BA 'Dance, Context, Choreography' Evening Lecture

The premise of this lecture is that we are made to believe in ambition because ambition is something good. There is a benevolent mantra that tells us “be ambitious”, but, what if ambition would have been politicized and ideologized? My attempt is to unfold some ethical implications of being an artist in the times of creative capitalism. I will make use of the concept of “anartism” to introduce an ongoing process of spectral oscillation as a life practice. 
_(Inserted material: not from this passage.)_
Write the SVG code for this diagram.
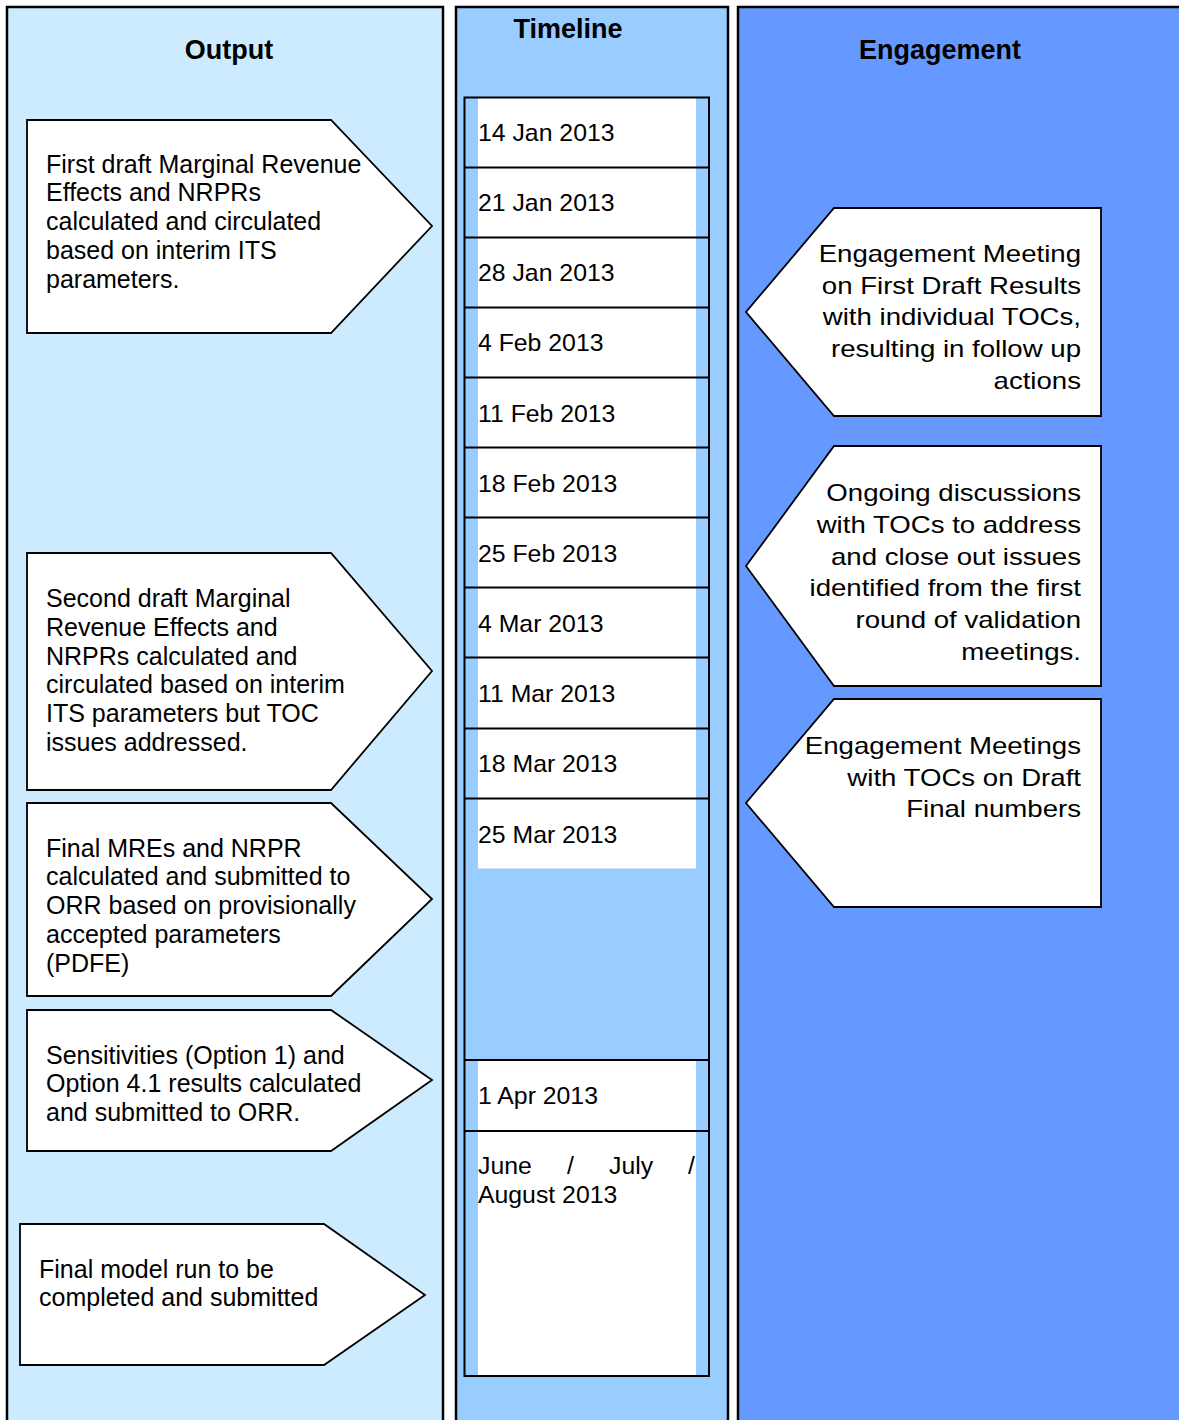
<svg xmlns="http://www.w3.org/2000/svg" width="1179" height="1420" viewBox="0 0 1179 1420">
<style>
.col{stroke:#000;stroke-width:2.5}
.hd{font-family:"Liberation Sans",Arial,sans-serif;font-weight:bold;font-size:27px;fill:#000;text-anchor:middle}
.shape{fill:#fff;stroke:#000;stroke-width:1.8;stroke-linejoin:miter}
.lt{font-family:"Liberation Sans",Arial,sans-serif;font-size:25px;fill:#000}
.rt{font-family:"Liberation Sans",Arial,sans-serif;font-size:23.4px;fill:#000;text-anchor:end}
.tl{font-family:"Liberation Sans",Arial,sans-serif;font-size:24.8px;fill:#000}
.rl{stroke:#000;stroke-width:1.8}
</style>
<rect width="1179" height="1420" fill="#fff"/>
<!-- columns -->
<g id="col-output">
<rect class="col" x="7" y="7" width="436" height="1430" fill="#CCEBFF"/>
<text class="hd" x="229" y="59">Output</text>
</g>
<g id="col-timeline">
<rect class="col" x="456" y="7" width="272" height="1430" fill="#99CCFF"/>
<text class="hd" x="568" y="38">Timeline</text>
</g>
<g id="col-engagement">
<rect class="col" x="738" y="7" width="460" height="1430" fill="#6699FF"/>
<text class="hd" x="940" y="59">Engagement</text>
</g>
<!-- timeline table -->
<g id="timeline-table">
<rect x="464.5" y="97.5" width="244.5" height="1278.5" fill="#99CCFF" stroke="none"/>
<rect x="478" y="97.5" width="218" height="771" fill="#fff"/>
<rect x="478" y="1060" width="218" height="316" fill="#fff"/>
<rect x="464.5" y="97.5" width="244.5" height="1278.5" fill="none" stroke="#000" stroke-width="2"/>
<line class="rl" x1="464.5" y1="167.5" x2="709" y2="167.5"/>
<line class="rl" x1="464.5" y1="237.5" x2="709" y2="237.5"/>
<line class="rl" x1="464.5" y1="307.5" x2="709" y2="307.5"/>
<line class="rl" x1="464.5" y1="377.5" x2="709" y2="377.5"/>
<line class="rl" x1="464.5" y1="447.5" x2="709" y2="447.5"/>
<line class="rl" x1="464.5" y1="517.5" x2="709" y2="517.5"/>
<line class="rl" x1="464.5" y1="587.5" x2="709" y2="587.5"/>
<line class="rl" x1="464.5" y1="657.5" x2="709" y2="657.5"/>
<line class="rl" x1="464.5" y1="728.5" x2="709" y2="728.5"/>
<line class="rl" x1="464.5" y1="798.5" x2="709" y2="798.5"/>
<line class="rl" x1="464.5" y1="1060" x2="709" y2="1060"/>
<line class="rl" x1="464.5" y1="1131" x2="709" y2="1131"/>
<text class="tl" x="478" y="141">14 Jan 2013</text>
<text class="tl" x="478" y="211">21 Jan 2013</text>
<text class="tl" x="478" y="281">28 Jan 2013</text>
<text class="tl" x="478" y="351">4 Feb 2013</text>
<text class="tl" x="478" y="422">11 Feb 2013</text>
<text class="tl" x="478" y="492">18 Feb 2013</text>
<text class="tl" x="478" y="562">25 Feb 2013</text>
<text class="tl" x="478" y="632">4 Mar 2013</text>
<text class="tl" x="478" y="702">11 Mar 2013</text>
<text class="tl" x="478" y="772">18 Mar 2013</text>
<text class="tl" x="478" y="843">25 Mar 2013</text>
<text class="tl" x="478" y="1104">1 Apr 2013</text>
<text class="tl" y="1174"><tspan x="478">June</tspan><tspan x="567">/</tspan><tspan x="609">July</tspan><tspan x="688">/</tspan></text>
<text class="tl" x="478" y="1203">August 2013</text>
</g>
<!-- output nodes -->
<g id="out1">
<polygon class="shape" points="27,120 331,120 432,226 331,333 27,333"/>
<text class="lt"><tspan x="46" y="172.5">First draft Marginal Revenue</tspan><tspan x="46" y="201.3">Effects and NRPRs</tspan><tspan x="46" y="230.1">calculated and circulated</tspan><tspan x="46" y="258.9">based on interim ITS</tspan><tspan x="46" y="287.7">parameters.</tspan></text>
</g>
<g id="out2">
<polygon class="shape" points="27,553 331,553 432,671 331,790 27,790"/>
<text class="lt"><tspan x="46" y="607">Second draft Marginal</tspan><tspan x="46" y="635.8">Revenue Effects and</tspan><tspan x="46" y="664.6">NRPRs calculated and</tspan><tspan x="46" y="693.4">circulated based on interim</tspan><tspan x="46" y="722.2">ITS parameters but TOC</tspan><tspan x="46" y="751">issues addressed.</tspan></text>
</g>
<g id="out3">
<polygon class="shape" points="27,803 331,803 432,899 331,996 27,996"/>
<text class="lt"><tspan x="46" y="856.5">Final MREs and NRPR</tspan><tspan x="46" y="885.3">calculated and submitted to</tspan><tspan x="46" y="914.1">ORR based on provisionally</tspan><tspan x="46" y="942.9">accepted parameters</tspan><tspan x="46" y="971.7">(PDFE)</tspan></text>
</g>
<g id="out4">
<polygon class="shape" points="27,1010 331,1010 432,1080 331,1151 27,1151"/>
<text class="lt"><tspan x="46" y="1063.5">Sensitivities (Option 1) and</tspan><tspan x="46" y="1092.3">Option 4.1 results calculated</tspan><tspan x="46" y="1121.1">and submitted to ORR.</tspan></text>
</g>
<g id="out5">
<polygon class="shape" points="20,1224 324,1224 425,1295 324,1365 20,1365"/>
<text class="lt"><tspan x="39" y="1278">Final model run to be</tspan><tspan x="39" y="1306">completed and submitted</tspan></text>
</g>
<!-- engagement nodes -->
<g id="eng1">
<polygon class="shape" points="1101,208 834,208 746,312 834,416 1101,416"/>
<g transform="translate(1081,0) scale(1.18,1)">
<text class="rt"><tspan x="0" y="262">Engagement Meeting</tspan><tspan x="0" y="293.7">on First Draft Results</tspan><tspan x="0" y="325.5">with individual TOCs,</tspan><tspan x="0" y="357.2">resulting in follow up</tspan><tspan x="0" y="389">actions</tspan></text>
</g>
</g>
<g id="eng2">
<polygon class="shape" points="1101,446 834,446 746,566 834,686 1101,686"/>
<g transform="translate(1081,0) scale(1.18,1)">
<text class="rt"><tspan x="0" y="501">Ongoing discussions</tspan><tspan x="0" y="532.8">with TOCs to address</tspan><tspan x="0" y="564.6">and close out issues</tspan><tspan x="0" y="596.4">identified from the first</tspan><tspan x="0" y="628.2">round of validation</tspan><tspan x="0" y="660">meetings.</tspan></text>
</g>
</g>
<g id="eng3">
<polygon class="shape" points="1101,699 834,699 746,803 834,907 1101,907"/>
<g transform="translate(1081,0) scale(1.18,1)">
<text class="rt"><tspan x="0" y="754">Engagement Meetings</tspan><tspan x="0" y="785.7">with TOCs on Draft</tspan><tspan x="0" y="817.4">Final numbers</tspan></text>
</g>
</g>
<g id="connectors"></g>
</svg>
Nowadays, the term ambition is used indistinctly to name many different things at the same time. As a consequence, ambition has lost its specific meaning; it means everything and nothing: on one hand, it vaguely refers to any driving force that attempts to accomplish any kind of goal. “Ambition” is synonymous to challenging oneself in undertaking a difficult enterprise. On the other hand, there is a benevolent understanding of ambition coming from the context of innovation, creative industries and business. These optimistic rhetorics, supported by the dominant ideology of professional success, present a heroic version of a subjectivity that is in a constant process of self-improvement. On the contrary, the etymology of ambition reminds us of the pejorative connotations that ambition was characterized by from the beginning: vainglory, competitiveness, social comparison, eagerness for fame, excessive determination to achieve a position of power, just to name a few. A suspicious mind will immediately try to find the reasons behind such a benevolent understanding of how the word’s meaning was once negative. Why is the belief in the social construction that ambition implies convenient for dominant ideologies? What are the illusions, hopes and dreams behind ambition and why are they necessary to make people move on with their lives?